Hi all. Today is the last day of an already-extended inspection period. Please help.
asking price 320K. downtown Lake Worth, FL. 4 plex wood frame 1936. land alone is worth 100K according to the county appraiser. fully rented now at 850 each for 4-400squarefoot studios, needs new roof, updated electrical, couple plumbing repairs, etc. its old....the owners have had this place 15 years and have only patched it up. we're looking at an FHA 203K loan.
The numbers:
tax: 405
ins: 324
util (landlord paid): 500
5% vacancy 190
10% repair: 380
capex: 200
termite bond/spray: 50
total 2049/month, operating expenses.
if we dropped the price to 300K, (and we're doing FHA...3.5% down) we add 1554 P/I + 204 PMI. 1758 + 2049 = 3807 monthly.

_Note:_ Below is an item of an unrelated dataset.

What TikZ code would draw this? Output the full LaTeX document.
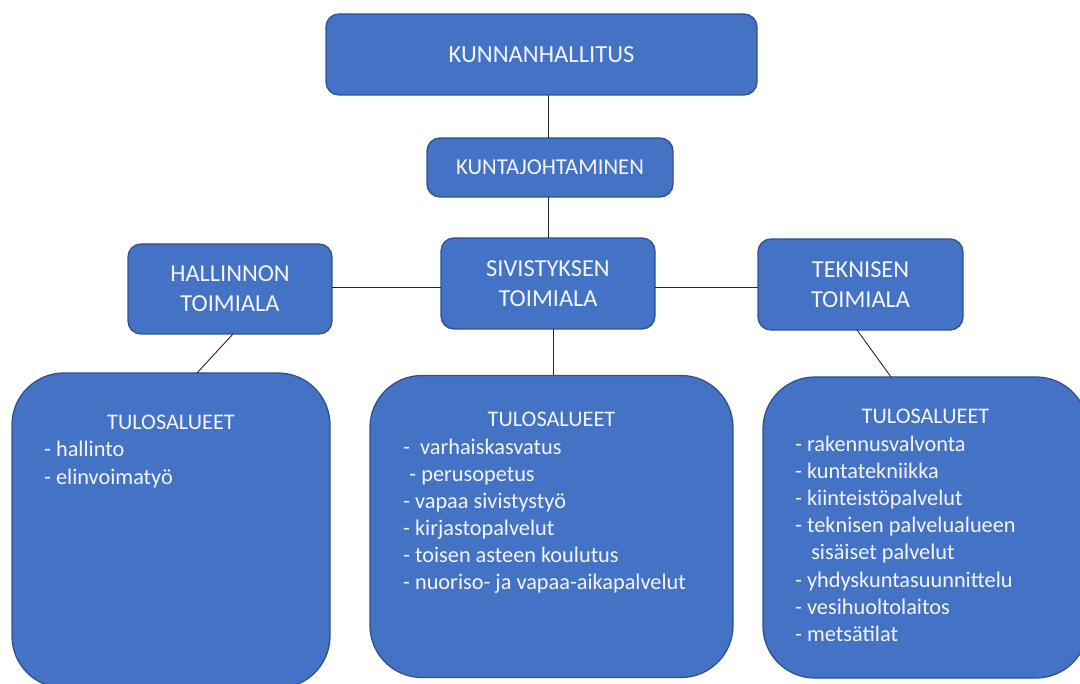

estimating rentals can be upped to 950 (GREAT location, 400 square foot studios), this is our break even number...(270 asking price + 30K construction loan).
Is this a smart buy? break even now is only going to mean profits later, right? addition of insulation and new windows will decrease utilities and insurance, for example. the neighborhood is moving up up up - property value will only rise.
A+ location, beautiful house.
needs a lot of work, and we have to assume the cast iron sewer pipe isn't goign to explode the day after we buy it.